Adding to the president’s difficulties was the revelation on Thursday that a close friend and the co-treasurer of his 2012 election campaign invested in offshore businesses in the Cayman Islands, a well-known tax haven.
The name of Mr. Hollande’s treasurer, Jean-Jacques Augier, appeared on a list of names of investors in two Cayman Islands funds that was leaked to the Washington-based International Consortium of Investigative Journalists.
In an interview with Le Monde, Mr. Augier — a publisher and former classmate of Mr. Hollande’s at the elite École Nationale d’Administration — declared that there was nothing illegal about his Cayman investments, which date to 2005 and 2009, conceding only that “maybe I lacked a bit of caution.”
Mr. Augier denied that he had hidden any income or done anything “incompatible” with the exercise of French presidential power.
At a news conference on Thursday evening in Morocco, Mr. Hollande said that “I knew nothing of these activities, these investments,” and that “if they don’t conform to the fiscal law” he would ask the appropriate authorities to act. He emphasized that the accounts of his campaign were clean.
The right in France, still stung by Mr. Hollande’s presidential victory last May, has leapt with glee on the revelations, suggesting that the Socialist government has not kept Mr. Hollande’s promises to be clean, exemplary and transparent, a supposed contrast to the administration of President Nicolas Sarkozy, who is being investigated for abuses in the financing of his 2007 campaign.
Mr. Hollande has promised to crack down on tax cheats and compel France’s wealthy to pay more in taxes, even though the economy is stagnant and unemployment is hitting record levels.
Given those promises, Mr. Hollande’s real troubles circle around the case of his former budget minister, Jérôme Cahuzac, who stepped down less than a month ago after the Paris prosecutor’s office said it was investigating him for probable tax fraud. Accusations against Mr. Cahuzac surfaced in early December after an investigative Web site, Mediapart, obtained an audio recording that it said was of Mr. Cahuzac and that suggested he had held an account with the Swiss bank UBS for roughly a decade.
Mr. Cahuzac denied the existence of any such account for months — even when confronted by Mr. Hollande himself and his direct boss, Finance Minister Pierre Moscovici. Mr. Cahuzac also denied having the accounts in appearances in Parliament and in the news media. But on Tuesday, he admitted that he had secret bank accounts worth at least 600,000 euros, about $770,000, in Switzerland and Singapore.
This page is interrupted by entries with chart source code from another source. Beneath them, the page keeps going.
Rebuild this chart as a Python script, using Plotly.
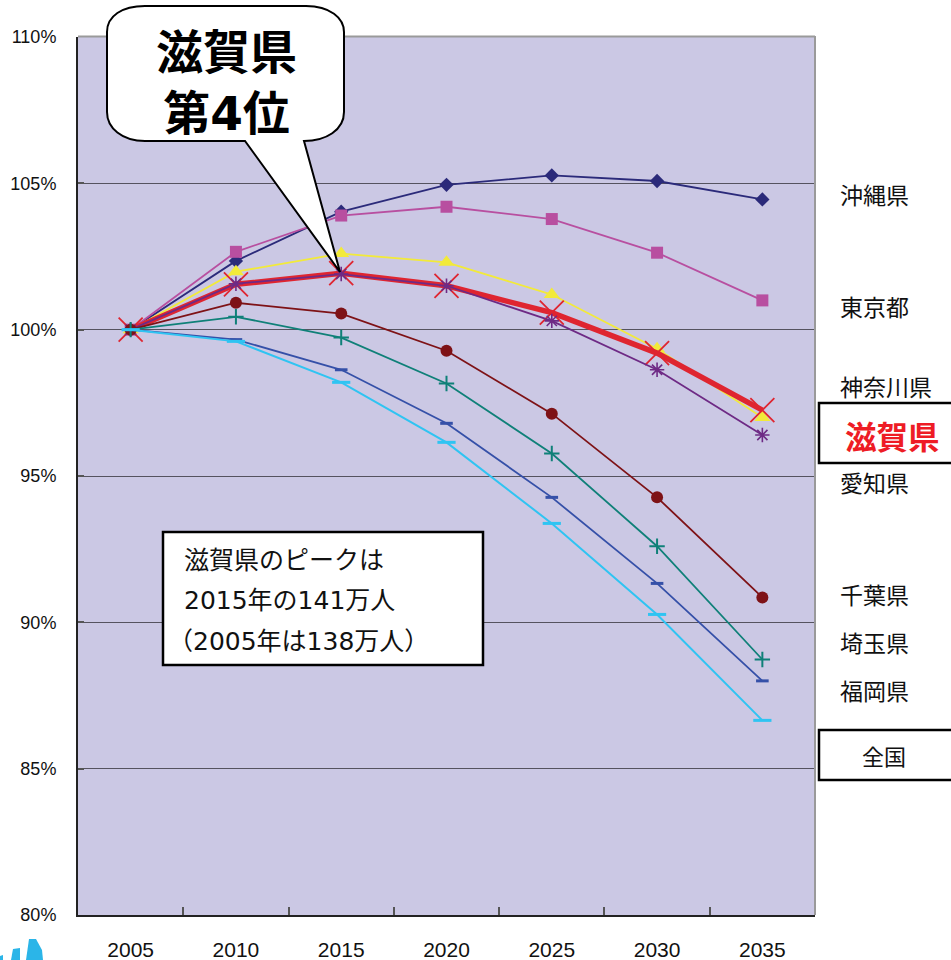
import plotly.graph_objects as go

W, H = 951, 960
L, R, T, B = 78, 815, 37, 915

years = ["2005", "2010", "2015", "2020", "2025", "2030", "2035"]

okinawa = [100, 102.35, 104.03, 104.95, 105.27, 105.08, 104.45]
tokyo = [100, 102.66, 103.90, 104.20, 103.78, 102.63, 101.00]
kanagawa = [100, 101.98, 102.60, 102.30, 101.20, 99.35, 97.00]
shiga = [100, 101.55, 101.93, 101.50, 100.58, 99.20, 97.25]
aichi = [100, 101.57, 101.90, 101.50, 100.30, 98.63, 96.40]
chiba = [100, 100.92, 100.55, 99.28, 97.13, 94.27, 90.85]
saitama = [100, 100.44, 99.73, 98.16, 95.77, 92.60, 88.73]
fukuoka = [100, 99.66, 98.63, 96.80, 94.27, 91.33, 88.00]
zenkoku = [100, 99.60, 98.20, 96.15, 93.38, 90.27, 86.65]

names = ["沖縄県", "東京都", "神奈川県", "滋賀県", "愛知県", "千葉県", "埼玉県", "福岡県", "全国"]

JP = "Noto Sans CJK JP"
JPW = "DejaVu Sans, Noto Sans CJK JP"
SANS = "Liberation Sans"


def px(x):
    return (x - L) / (R - L)


def py(y):
    return (B - y) / (B - T)


def path(cmds):
    out = []
    for c in cmds:
        out.append(c[0] + " ".join(f"{px(c[i]):.5f},{py(c[i + 1]):.5f}" for i in range(1, len(c), 2)))
    return " ".join(out) + " Z"


styles = [
    (okinawa, "#2B2A7A", 1.8, "diamond", 11, {}),
    (tokyo, "#B84FA0", 1.8, "square", 12, {}),
    (kanagawa, "#F2EA3A", 1.8, "triangle-up", 14, {}),
    (shiga, "#DF2530", 5.5, "x-thin-open", 24, {"width": 1.8, "color": "#DF2530"}),
    (aichi, "#6E2A85", 1.8, "asterisk-open", 12, {"width": 1.6, "color": "#6E2A85"}),
    (chiba, "#7E1216", 1.8, "circle", 12, {}),
    (saitama, "#0F8078", 1.8, "cross-thin-open", 11, {"width": 2, "color": "#0F8078"}),
    (fukuoka, "#3550A8", 1.8, "line-ew-open", 9, {"width": 3, "color": "#3550A8"}),
    (zenkoku, "#2FC4F2", 2, "line-ew-open", 13, {"width": 3, "color": "#2FC4F2"}),
]

fig = go.Figure()
for (vals, col, lw, sym, size, mline), name in zip(styles, names):
    marker = dict(symbol=sym, size=size, color=col)
    if mline:
        marker["line"] = mline
    fig.add_trace(go.Scatter(x=years, y=vals, name=name, mode="lines+markers",
                             line=dict(color=col, width=lw), marker=marker, cliponaxis=False))

shapes = [
    dict(type="line", xref="paper", yref="paper", x0=0, x1=1, y0=py(36.5), y1=py(36.5), line=dict(color="#9a9a9a", width=2)),
    dict(type="line", xref="paper", yref="paper", x0=1, x1=1, y0=0, y1=py(36), line=dict(color="#9a9a9a", width=2)),
    # callout
    dict(type="path", xref="paper", yref="paper", fillcolor="white", line=dict(color="black", width=2), path=path([
        ("M", 145, 6), ("L", 306, 6), ("C", 330, 6, 344, 18, 344, 32), ("L", 344, 112),
        ("C", 344, 130, 326, 141, 304, 141), ("L", 340, 272), ("L", 245, 141), ("L", 145, 141),
        ("C", 122, 141, 107, 128, 107, 112), ("L", 107, 32), ("C", 107, 16, 122, 6, 145, 6),
    ])),
    # note box
    dict(type="rect", xref="paper", yref="paper", x0=px(163), x1=px(483), y0=py(665), y1=py(532),
         fillcolor="white", line=dict(color="black", width=2.5)),
    # label boxes
    dict(type="rect", xref="paper", yref="paper", x0=px(819), x1=px(960), y0=py(463), y1=py(403),
         fillcolor="white", line=dict(color="black", width=2.5)),
    dict(type="rect", xref="paper", yref="paper", x0=px(819), x1=px(960), y0=py(780), y1=py(730),
         fillcolor="white", line=dict(color="black", width=2.5)),
    # corner fragment
    dict(type="path", xref="paper", yref="paper", fillcolor="#2BB5E8", line=dict(width=0), path=path([
        ("M", 26, 960), ("L", 29, 939), ("L", 36, 939), ("L", 42, 950), ("L", 43, 960),
    ])),
    dict(type="path", xref="paper", yref="paper", fillcolor="#2BB5E8", line=dict(width=0), path=path([
        ("M", 11, 960), ("L", 13, 949), ("L", 20, 948), ("L", 20, 960),
    ])),
    dict(type="path", xref="paper", yref="paper", fillcolor="#2BB5E8", line=dict(width=0), path=path([
        ("M", 0, 960), ("L", 0, 956), ("L", 3, 955), ("L", 3, 960),
    ])),
]


def note(text, x, y, size, color="#111111", anchor="left", bold=False, family=JP):
    if bold:
        text = f"<b>{text.replace('<br>', '</b><br><b>')}</b>"
    return dict(text=text, xref="paper", yref="paper", x=px(x), y=py(y), showarrow=False,
                xanchor=anchor, yanchor="middle", font=dict(family=family, size=size, color=color),
                align=anchor, borderpad=0, borderwidth=0)


label_y = [194, 306, 386, 435, 482, 594, 642, 690, 755]
annotations = []
for n, y in zip(names, label_y):
    if n == "滋賀県":
        annotations.append(note(n, 845, y, 31.5, "#EE1C25", bold=True))
    elif n == "全国":
        annotations.append(note(n, 862, y, 22))
    else:
        annotations.append(note(n, 840, y, 23))
annotations += [
    note("滋賀県<br>第4位", 226, 83, 47, "black", "center", True, JPW),
    note("滋賀県のピークは", 184, 560, 25, family=JPW),
    note("2015年の141万人", 184, 600, 25, family=JPW),
    note("（2005年は138万人）", 168, 641, 25, family=JPW),
]

fig.update_layout(
    width=W, height=H,
    margin=dict(l=L, r=W - R, t=T, b=H - B, pad=0),
    paper_bgcolor="white", plot_bgcolor="#CBC8E4",
    showlegend=False,
    shapes=shapes, annotations=annotations,
    font=dict(family=SANS, color="#111111"),
    xaxis=dict(type="category", categoryorder="array", categoryarray=years, range=[-0.5, 6.5],
               tickson="boundaries", ticks="inside", ticklen=8, tickcolor="#555555", tickwidth=1.5,
               showgrid=False, showline=True, linecolor="#222222", linewidth=2, automargin=False,
               tickfont=dict(family=SANS, size=21), ticklabelstandoff=15),
    yaxis=dict(range=[80, 110], dtick=5, ticksuffix="%", ticks="inside", ticklen=6,
               tickcolor="#555555", tickwidth=1.5, showgrid=True, gridcolor="#55535F", gridwidth=1.3,
               zeroline=False, showline=True, linecolor="#222222", linewidth=2, automargin=False,
               tickfont=dict(family=SANS, size=18), ticklabelstandoff=16),
)

fig.write_html("out.html", config={"displayModeBar": False},
               post_script="document.body.style.margin='0';document.documentElement.style.overflow='hidden';")
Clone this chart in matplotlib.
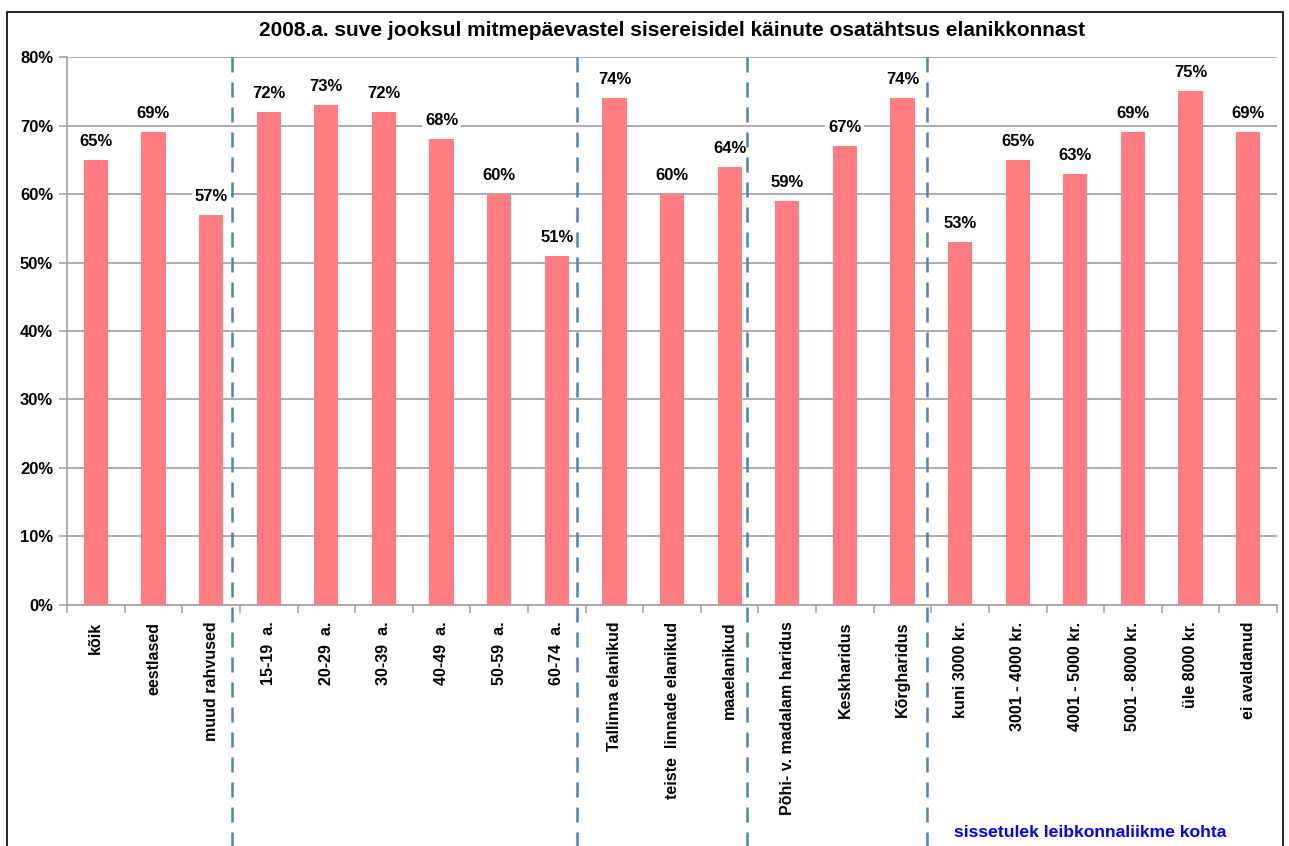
import matplotlib.pyplot as plt
from matplotlib.patches import Rectangle
from matplotlib.ticker import FixedLocator, PercentFormatter

# =========================
# DATA
# =========================
TITLE = "2008.a. suve jooksul mitmepäevastel sisereisidel käinute osatähtsus elanikkonnast"

categories = [
    "kõik", "eestlased", "muud rahvused",
    "15-19  a.", "20-29  a.", "30-39  a.", "40-49  a.", "50-59  a.", "60-74  a.",
    "Tallinna elanikud", "teiste  linnade elanikud", "maaelanikud",
    "Põhi- v. madalam haridus", "Keskharidus", "Kõrgharidus",
    "kuni 3000 kr.", "3001 - 4000 kr.", "4001 - 5000 kr.", "5001 - 8000 kr.",
    "üle 8000 kr.", "ei avaldanud",
]
values = [65, 69, 57, 72, 73, 72, 68, 60, 51, 74, 60, 64, 59, 67, 74, 53, 65, 63, 69, 75, 69]

# group separators (between category groups)
separators = [2.37, 8.35, 11.3, 14.43]
income_note = "sissetulek leibkonnaliikme kohta"

plt.rcParams['font.family'] = ['Liberation Sans', 'DejaVu Sans']


def main():
    fig = plt.figure(figsize=(12.89, 8.46), dpi=100)
    ax = fig.add_axes([0.052, 0.285, 0.9387, 0.6475])

    # outer chart frame
    fig.patches.append(Rectangle((7 / 1289, -0.01), 1276 / 1289, 1 - 12 / 846 + 0.01,
                                 transform=fig.transFigure, fill=False,
                                 edgecolor="black", linewidth=1.2))

    x = list(range(len(categories)))
    ax.bar(x, values, width=0.42, color="#FF7C80", zorder=3)

    for xi, v in zip(x, values):
        ax.text(xi, v + 1.6, f"{v}%", ha="center", va="bottom", fontsize=12,
                fontweight="bold", zorder=4,
                bbox=dict(facecolor="white", edgecolor="none", pad=2))

    ax.set_xlim(-0.5, len(categories) - 0.5)
    ax.set_ylim(0, 80)
    ax.yaxis.set_major_locator(FixedLocator(range(0, 81, 10)))
    ax.yaxis.set_major_formatter(PercentFormatter(decimals=0))
    ax.grid(axis="y", color="#A6A6A6", linewidth=1.3, zorder=1)

    ax.set_xticks(x)
    ax.set_xticklabels(categories, rotation=90, fontsize=11.5, fontweight="bold", va="top")
    ax.tick_params(axis="x", length=0, pad=12)
    ax.set_xticks([i + 0.5 for i in range(-1, len(categories))], minor=True)
    ax.tick_params(axis="x", which="minor", length=6, color="#A6A6A6", width=1.2)
    ax.tick_params(axis="y", length=6, color="#A6A6A6", width=1.2, labelsize=12, pad=4)
    for lbl in ax.get_yticklabels():
        lbl.set_fontweight("bold")

    for side in ["top", "right"]:
        ax.spines[side].set_visible(False)
    for side in ["left", "bottom"]:
        ax.spines[side].set_color("#A6A6A6")
        ax.spines[side].set_linewidth(1.3)

    # dashed separators running down to the bottom of the figure
    for s in separators:
        ax.plot([s, s], [80, -36], color="#4F81BD", linewidth=1.8,
                linestyle=(0, (6, 4)), clip_on=False, zorder=5)

    fig.text(0.521, 0.964, TITLE, ha="center", va="center", fontsize=15, fontweight="bold")
    fig.text(0.846, 0.016, income_note, ha="center", va="center", fontsize=12.6,
             fontweight="bold", color="#0000FF")

    fig.savefig("out.png", dpi=100)


if __name__ == "__main__":
    main()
With Mr. Hollande on a state visit to Morocco on Thursday, his cabinet ministers were left to respond to reports that the Élysée Palace had been discreetly informed in December by the French intelligence service, the D.C.R.I., of its suspicions that Mr. Cahuzac might indeed have secret accounts.
Manuel Valls, who as interior minister oversees the intelligence service, forcefully denied the reports, saying: “There was no note from the D.C.R.I.” about Mr. Cahuzac. The president’s office also denied speculation that perhaps the intelligence service had passed its concerns to the president’s office in an informal, unsigned note.
Mr. Cahuzac’s former boss, Mr. Moscovici, has come under particularly sharp criticism in the case. In an interview on Thursday in Strasbourg, he spoke emotionally of what he described as an “unforgivable” and personal betrayal.
“I’m the one to whom he lied the most — not once, not 10 times, but much more often,” Mr. Moscovici said. “He told me he had nothing to do with that matter, with enormous energy.”
Mr. Moscovici dismissed the criticisms and suspicions that he might have known of the secret accounts and failed to act, and he said he hoped the uproar would be short-lived.
“I did everything I had to,” Mr. Moscovici said. “I was always proactive in following this case with the powers I had. And I was transparent with justice and the police. No one could say I tried to block any case.”
Mr. Moscovici said he was just an “intermediate target” — the real one being Mr. Hollande, who is being pressured by some in his party to reshuffle his government early.
A government reshuffle would make sense to change policy direction, not simply to respond to public criticism, but “the president controls the clocks,” Mr. Moscovici said.
“Anything can happen in politics,” he said. “It’s very disagreeable to be used as a target when you did everything you could and the only mistake you made was to be victim of a liar who was a colleague and a friend.”